## Begin

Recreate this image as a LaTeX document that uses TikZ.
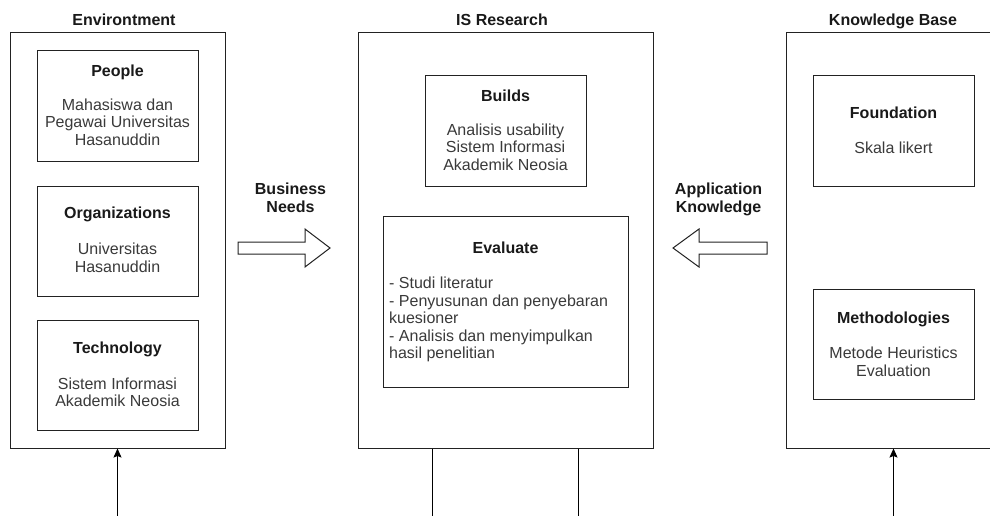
\documentclass[tikz,border=0pt]{standalone}
\usepackage{fontspec}
\setmainfont{Liberation Sans}
\usetikzlibrary{arrows.meta}
\definecolor{bodygray}{HTML}{3A3A3A}
\definecolor{linegray}{HTML}{222222}
\begin{document}
\begin{tikzpicture}[x=1pt,y=-1pt,
  box/.style={draw=linegray,line width=1pt,inner sep=0pt,fill=white},
  ttl/.style={font=\fontsize{16}{18}\selectfont\bfseries,text=black!90,inner sep=0pt,anchor=base},
  bodytxt/.style={font=\fontsize{16}{17.5}\selectfont,text=bodygray,inner sep=0pt,anchor=base,align=center},
  conn/.style={draw=black,line width=1pt},
  blockarrow/.style={draw=linegray,line width=1pt,fill=white,line join=miter}]
\useasboundingbox (0,0) rectangle (990,516);
\clip (0,0) rectangle (990,516);
% outer panels
\node[box,minimum width=215pt,minimum height=415pt] (env) at (117.5,240.5) {};
\node[box,minimum width=295pt,minimum height=415pt] (isr) at (505.5,240.5) {};
\node[box,minimum width=215pt,minimum height=415pt] (kb) at (893.5,240.5) {};
% panel titles
\node[ttl] (envT) at (124,25.5) {Environtment};
\node[ttl] (isrT) at (502,25.5) {IS Research};
\node[ttl] (kbT) at (893,25.5) {Knowledge Base};
% environment inner boxes
\node[box,minimum width=161pt,minimum height=110pt] (people) at (117.5,106) {};
\node[box,minimum width=161pt,minimum height=110pt] (org) at (117.5,241) {};
\node[box,minimum width=161pt,minimum height=110pt] (tech) at (117.5,375) {};
\node[ttl] (peopleT) at (117.5,76.5) {People};
\node[bodytxt] (peopleB) at (117.5,145.5) {Mahasiswa dan\\Pegawai Universitas\\Hasanuddin};
\node[ttl] (orgT) at (117.5,218.5) {Organizations};
\node[bodytxt] (orgB) at (117.5,272) {Universitas\\Hasanuddin};
\node[ttl] (techT) at (117.5,353.5) {Technology};
\node[bodytxt] (techB) at (117.5,406.5) {Sistem Informasi\\Akademik Neosia};
% IS research inner boxes
\node[box,minimum width=161pt,minimum height=110pt] (builds) at (505.5,131) {};
\node[box,minimum width=245pt,minimum height=171pt] (eval) at (505.5,301.5) {};
\node[ttl] (buildsT) at (505.5,101.5) {Builds};
\node[bodytxt] (buildsB) at (505.5,170.5) {Analisis usability\\Sistem Informasi\\Akademik Neosia};
\node[ttl] (evalT) at (505.5,253.5) {Evaluate};
\node[bodytxt,align=left,anchor=base west] (evalB) at (389,358.5) {- Studi literatur\\- Penyusunan dan penyebaran\\kuesioner\\- Analisis dan menyimpulkan\\hasil penelitian};
% knowledge base inner boxes
\node[box,minimum width=161pt,minimum height=110pt] (found) at (893.5,131) {};
\node[box,minimum width=161pt,minimum height=110pt] (meth) at (893.5,344) {};
\node[ttl] (foundT) at (893.5,118.5) {Foundation};
\node[bodytxt] (foundB) at (893.5,153.5) {Skala likert};
\node[ttl] (methT) at (893.5,323.5) {Methodologies};
\node[bodytxt] (methB) at (893.5,376) {Metode Heuristics\\Evaluation};
% block arrows and their labels
\node[ttl,align=center] (bnT) at (290.5,212) {Business\\Needs};
\node[ttl,align=center] (akT) at (718.5,212) {Application\\Knowledge};
\draw[blockarrow] (238,242) -- (305,242) -- (305,229) -- (330,248) -- (305,267) -- (305,254) -- (238,254) -- cycle;
\draw[blockarrow] (767,242) -- (699,242) -- (699,229) -- (673,248) -- (699,267) -- (699,254) -- (767,254) -- cycle;
% bottom connectors
\coordinate (envIn) at (117.5,520);
\coordinate (kbIn) at (893.5,520);
\coordinate (isrL) at (432,520);
\coordinate (isrR) at (578,520);
\draw[conn,-{Stealth[length=9pt,width=8pt,inset=1.5pt]}] (envIn) -- (env.south);
\draw[conn,-{Stealth[length=9pt,width=8pt,inset=1.5pt]}] (kbIn) -- (kb.south);
\draw[conn] (isr.south -| isrL) -- (isrL);
\draw[conn] (isr.south -| isrR) -- (isrR);
\end{tikzpicture}
\end{document}
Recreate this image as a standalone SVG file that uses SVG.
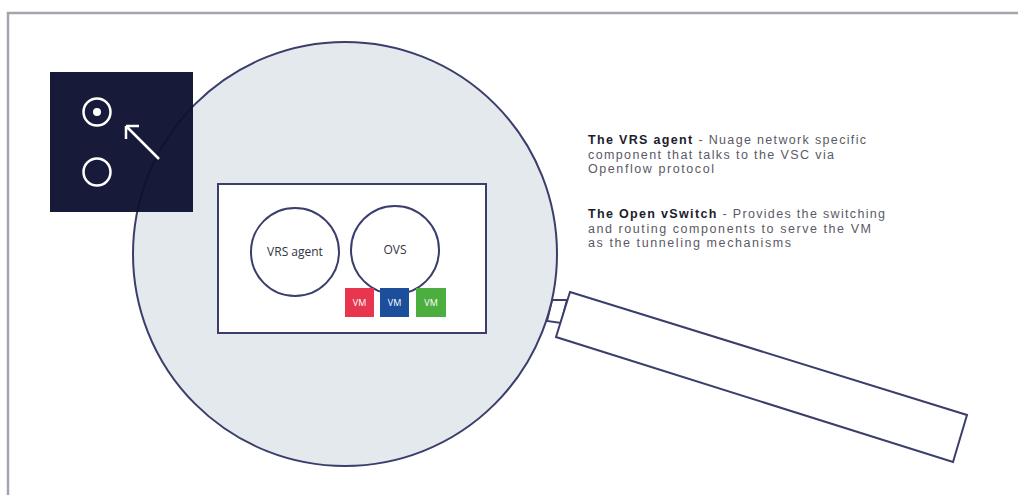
<svg xmlns="http://www.w3.org/2000/svg" width="1018" height="495" viewBox="0 0 1018 495">
  <defs>
    <style>
      .frame { stroke: #a4a4ad; stroke-width: 2.5; fill: none; }
      .outline { stroke: #3b3e6b; stroke-width: 2; }
      .icon { stroke: #ffffff; stroke-width: 2.5; fill: none; }
      .lbl { font-family: "Open Sans", "Liberation Sans", sans-serif; font-size: 12px; fill: #333340; text-anchor: middle; }
      .vm { font-family: "Open Sans", "Liberation Sans", sans-serif; font-size: 9px; fill: #ffffff; text-anchor: middle; }
      .desc { font-family: "Liberation Sans", "Open Sans", sans-serif; font-size: 12.5px; fill: #5a5a66; }
      .bold { font-weight: bold; fill: #1c1c2c; }
    </style>
  </defs>
  <rect x="0" y="0" width="1018" height="495" fill="#ffffff"/>
  <g id="frame">
    <path class="frame" d="M8,495 L8,13 L1018,13"/>
  </g>
  <g id="magnifier">
    <polygon id="collar" class="outline" fill="#ffffff" points="552,300 567,300 561,323 547,321"/>
    <polygon id="handle" class="outline" fill="#ffffff" points="570,292 967,415 953,462 556,337"/>
    <circle id="lens" class="outline" cx="345" cy="254" r="212" fill="#e4e9ee"/>
  </g>
  <g id="icon-box">
    <rect x="50" y="72" width="143" height="140" fill="#0e1231" opacity="0.96"/>
    <circle class="icon" cx="97" cy="112" r="13.5"/>
    <circle cx="97" cy="112" r="4" fill="#ffffff"/>
    <circle class="icon" cx="97" cy="172" r="13.5"/>
    <path class="icon" d="M159,159 L126,126 M126,126 L126,139 M126,126 L139,126"/>
  </g>
  <g id="host">
    <rect x="218" y="184" width="268" height="149" fill="#ffffff" class="outline"/>
  </g>
  <g id="vrs-agent">
    <circle class="outline" cx="295" cy="252" r="44" fill="#ffffff"/>
    <text class="lbl" x="295" y="256">VRS agent</text>
  </g>
  <g id="ovs">
    <circle class="outline" cx="395" cy="250" r="44" fill="#ffffff"/>
    <text class="lbl" x="395" y="254">OVS</text>
  </g>
  <g id="vm-red">
    <rect x="345" y="288" width="29" height="29" fill="#e8364f"/>
    <text class="vm" x="359.5" y="306">VM</text>
  </g>
  <g id="vm-blue">
    <rect x="380" y="288" width="29" height="29" fill="#1b4f9c"/>
    <text class="vm" x="394.5" y="306">VM</text>
  </g>
  <g id="vm-green">
    <rect x="416" y="288" width="30" height="29" fill="#4bae3f"/>
    <text class="vm" x="431" y="306">VM</text>
  </g>
  <g id="description">
    <text class="desc" x="588" y="144" textLength="278" lengthAdjust="spacing"><tspan class="bold">The VRS agent</tspan> - Nuage network specific</text>
    <text class="desc" x="588" y="158.5" textLength="246" lengthAdjust="spacing">component that talks to the VSC via</text>
    <text class="desc" x="588" y="173" textLength="126" lengthAdjust="spacing">Openflow protocol</text>
    <text class="desc" x="588" y="218" textLength="297" lengthAdjust="spacing"><tspan class="bold">The Open vSwitch</tspan> - Provides the switching</text>
    <text class="desc" x="588" y="232.5" textLength="283" lengthAdjust="spacing">and routing components to serve the VM</text>
    <text class="desc" x="588" y="247" textLength="203" lengthAdjust="spacing">as the tunneling mechanisms</text>
  </g>
</svg>
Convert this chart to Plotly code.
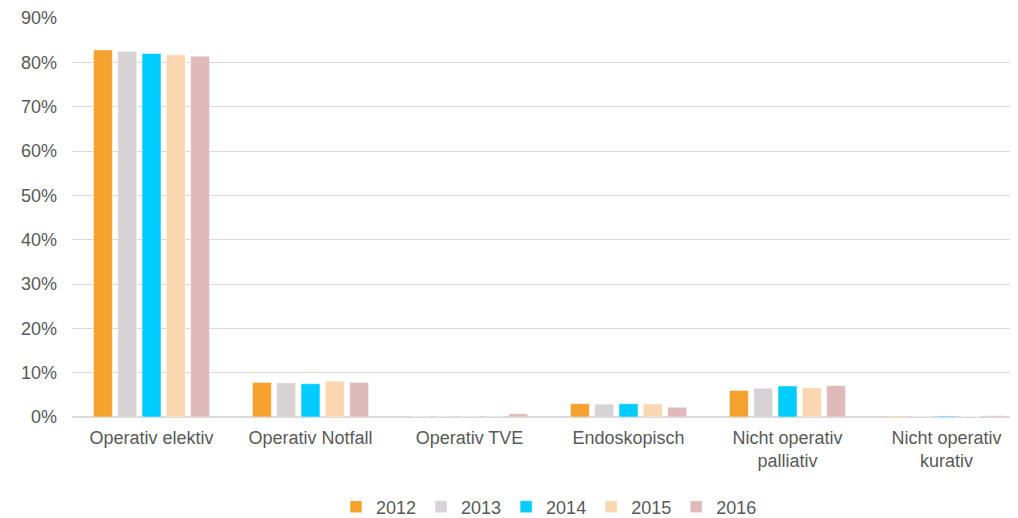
import plotly.graph_objects as go

categories = [
    "Operativ elektiv",
    "Operativ Notfall",
    "Operativ TVE",
    "Endoskopisch",
    "Nicht operativ<br>palliativ",
    "Nicht operativ<br>kurativ",
]
years = ["2012", "2013", "2014", "2015", "2016"]

# share per category, one list per year (fractions)
v2012 = [0.828, 0.078, 0.000, 0.030, 0.060, 0.0015]
v2013 = [0.825, 0.077, 0.000, 0.029, 0.065, 0.0005]
v2014 = [0.820, 0.075, 0.000, 0.030, 0.070, 0.0020]
v2015 = [0.817, 0.081, 0.000, 0.0295, 0.066, 0.0010]
v2016 = [0.814, 0.078, 0.0075, 0.022, 0.071, 0.0030]

colors = ["#F4A12E", "#D6D2D5", "#00CCFF", "#FAD7B0", "#DFBABB"]

fig = go.Figure()
for year, vals, col in zip(years, [v2012, v2013, v2014, v2015, v2016], colors):
    fig.add_trace(go.Bar(
        x=categories, y=vals, name=year,
        marker=dict(color=col, line=dict(color="white", width=0.5)),
    ))

font_col = "#595959"
# the page body keeps an 8px margin; the plot runs past the right edge like the original
fig.update_layout(
    barmode="group",
    bargap=0.236,
    bargroupgap=0.22,
    width=1018, height=518,
    margin=dict(l=64, r=0, t=10, b=109),
    paper_bgcolor="white", plot_bgcolor="white",
    font=dict(family="Liberation Sans, Arial, sans-serif", size=18, color=font_col),
    yaxis=dict(
        range=[0, 0.9], dtick=0.1, tickformat=".0%",
        showgrid=True, gridcolor="#D9D9D9", gridwidth=1,
        zeroline=True, zerolinecolor="#D9D9D9", zerolinewidth=1.5,
        ticks="", ticklabelstandoff=14,
    ),
    xaxis=dict(showline=False, ticks="", ticklabelstandoff=8),
    legend=dict(
        orientation="h", x=0.5, xanchor="center",
        yref="container", y=0.0367, yanchor="middle",
        itemwidth=30, traceorder="normal",
    ),
    showlegend=True,
)

fig.write_html("out.html")
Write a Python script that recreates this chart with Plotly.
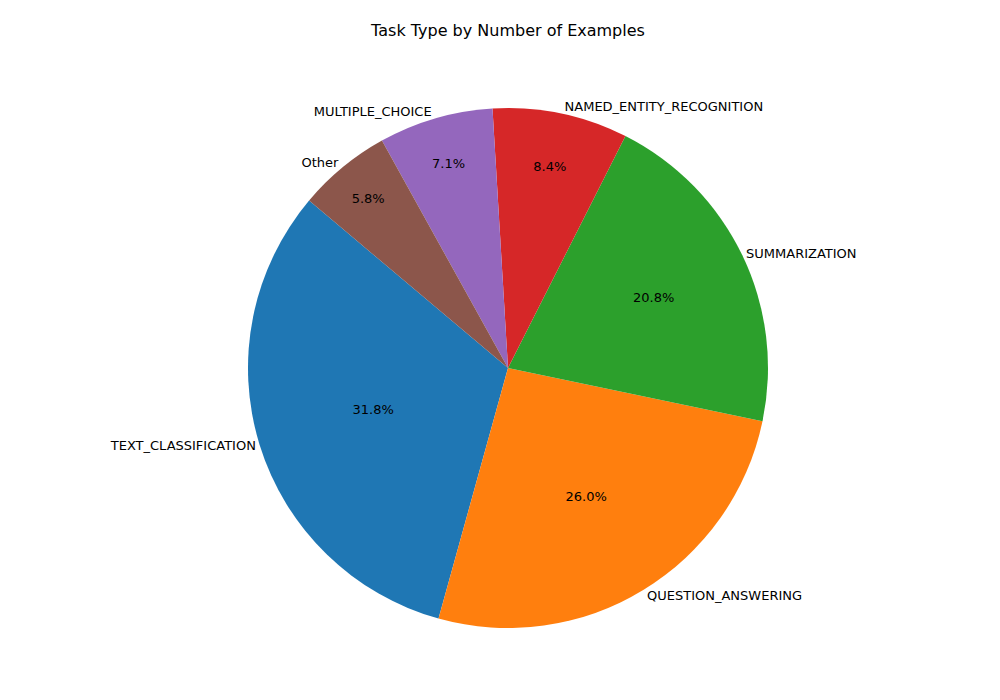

## End

Stated exercise
Count every line above that holds the string "standalone" and give the total, nothing more.

Correct response
2